Retention of earnings is simply paying off the taxpayers' silent equity contribution. This greatly reduces the upfront cost to taxpayers and greatly increases the resources available to absorb losses in the banking system.
But what about existing creditors and shareholders?
Existing creditors continue to be paid off. Existing shareholders maintain their ownership interest. However, it is likely to be several years before they see any dividends.
But given that the existing shareholders don't have access to ultra transparency, isn't it unfair to reduce the value of their investment?
No. A shareholder would have to be clueless not to pick up a newspaper over the last 5 years and read about all the bad debt in the financial system. They know with the lack of disclosure that they are blindly betting.
What about banks that cannot generate earnings after absorbing the losses on the bad debt they are exposed to?
These banks should be resolved. Because of the moral obligation, at a minimum, retail investors should be made whole.

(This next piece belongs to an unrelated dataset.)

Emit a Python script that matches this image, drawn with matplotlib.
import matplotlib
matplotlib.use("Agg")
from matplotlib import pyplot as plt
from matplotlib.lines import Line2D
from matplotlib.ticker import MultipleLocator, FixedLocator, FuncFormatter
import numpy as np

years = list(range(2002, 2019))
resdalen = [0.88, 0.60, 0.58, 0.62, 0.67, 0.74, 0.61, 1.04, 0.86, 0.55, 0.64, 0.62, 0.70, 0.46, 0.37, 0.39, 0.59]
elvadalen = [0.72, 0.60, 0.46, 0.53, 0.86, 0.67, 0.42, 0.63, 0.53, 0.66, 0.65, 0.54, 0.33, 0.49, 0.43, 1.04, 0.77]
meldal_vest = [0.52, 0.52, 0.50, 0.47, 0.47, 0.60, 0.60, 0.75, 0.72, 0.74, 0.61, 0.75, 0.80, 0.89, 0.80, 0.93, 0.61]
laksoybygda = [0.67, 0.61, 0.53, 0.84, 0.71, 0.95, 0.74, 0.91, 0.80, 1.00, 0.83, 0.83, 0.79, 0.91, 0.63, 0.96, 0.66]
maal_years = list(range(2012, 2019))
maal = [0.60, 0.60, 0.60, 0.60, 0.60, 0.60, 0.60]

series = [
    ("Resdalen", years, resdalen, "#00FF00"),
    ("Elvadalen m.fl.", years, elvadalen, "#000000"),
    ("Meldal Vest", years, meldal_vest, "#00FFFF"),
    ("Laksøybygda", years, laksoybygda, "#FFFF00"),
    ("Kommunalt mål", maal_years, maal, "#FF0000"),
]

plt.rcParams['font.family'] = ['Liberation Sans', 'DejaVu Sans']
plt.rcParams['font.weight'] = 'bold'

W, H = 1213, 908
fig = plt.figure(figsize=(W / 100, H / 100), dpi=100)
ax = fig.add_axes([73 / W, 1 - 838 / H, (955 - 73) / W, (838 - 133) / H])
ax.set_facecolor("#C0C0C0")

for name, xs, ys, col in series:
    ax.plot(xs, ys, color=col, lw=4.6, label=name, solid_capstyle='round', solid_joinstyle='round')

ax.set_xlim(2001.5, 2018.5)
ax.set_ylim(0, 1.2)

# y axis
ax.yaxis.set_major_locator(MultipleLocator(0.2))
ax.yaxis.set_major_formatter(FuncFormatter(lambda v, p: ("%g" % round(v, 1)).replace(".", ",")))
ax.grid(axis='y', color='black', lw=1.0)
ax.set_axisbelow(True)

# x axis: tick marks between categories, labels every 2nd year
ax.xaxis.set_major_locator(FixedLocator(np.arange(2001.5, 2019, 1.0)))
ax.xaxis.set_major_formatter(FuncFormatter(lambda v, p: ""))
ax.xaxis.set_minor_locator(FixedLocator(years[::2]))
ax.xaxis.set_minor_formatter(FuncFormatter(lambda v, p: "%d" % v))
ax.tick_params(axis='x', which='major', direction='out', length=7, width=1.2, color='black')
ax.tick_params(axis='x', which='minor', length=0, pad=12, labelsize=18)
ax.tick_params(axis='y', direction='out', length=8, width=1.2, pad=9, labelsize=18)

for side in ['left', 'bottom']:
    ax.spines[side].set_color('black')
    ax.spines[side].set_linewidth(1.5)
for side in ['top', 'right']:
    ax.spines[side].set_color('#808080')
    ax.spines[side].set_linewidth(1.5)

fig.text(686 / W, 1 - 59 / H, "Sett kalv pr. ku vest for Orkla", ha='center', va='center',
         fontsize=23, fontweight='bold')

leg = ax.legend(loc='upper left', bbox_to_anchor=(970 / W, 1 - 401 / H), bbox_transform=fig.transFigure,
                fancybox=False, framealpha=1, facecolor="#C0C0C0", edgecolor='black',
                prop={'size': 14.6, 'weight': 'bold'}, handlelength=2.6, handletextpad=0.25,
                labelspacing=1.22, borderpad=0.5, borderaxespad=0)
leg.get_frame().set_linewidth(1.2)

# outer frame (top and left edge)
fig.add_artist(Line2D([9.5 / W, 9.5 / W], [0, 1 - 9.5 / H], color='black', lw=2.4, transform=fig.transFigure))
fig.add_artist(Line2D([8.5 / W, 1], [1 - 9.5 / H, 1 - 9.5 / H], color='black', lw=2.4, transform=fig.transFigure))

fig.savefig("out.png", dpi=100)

Underscoring concern in EU countries that don’t use the euro, Swedish Prime Minister Fredrik Reinfeldt said the bank plans are “complicated” and Sweden can’t be liable “for losses or problems in other countries’ banking systems.”
A French official, briefing reporters after a meeting between Hollande and Merkel, said agreements in principle were possible. He said Finland, Sweden and the U.K. were the biggest obstacles.
With European officials saying no decisions are likely at the summit, the draft of the statement to be issued after the meeting sidesteps how the EU plans to backstop its financial system. It dropped a pledge made after their June gathering to break a cycle of banks and countries worsening each other’s woes.
Leaders then in June made a calculated decision to start with unified bank oversight and discuss common cleanup costs later. Yet every element of the bank overhaul draws debate back to the fight over who should pay when a bank fails.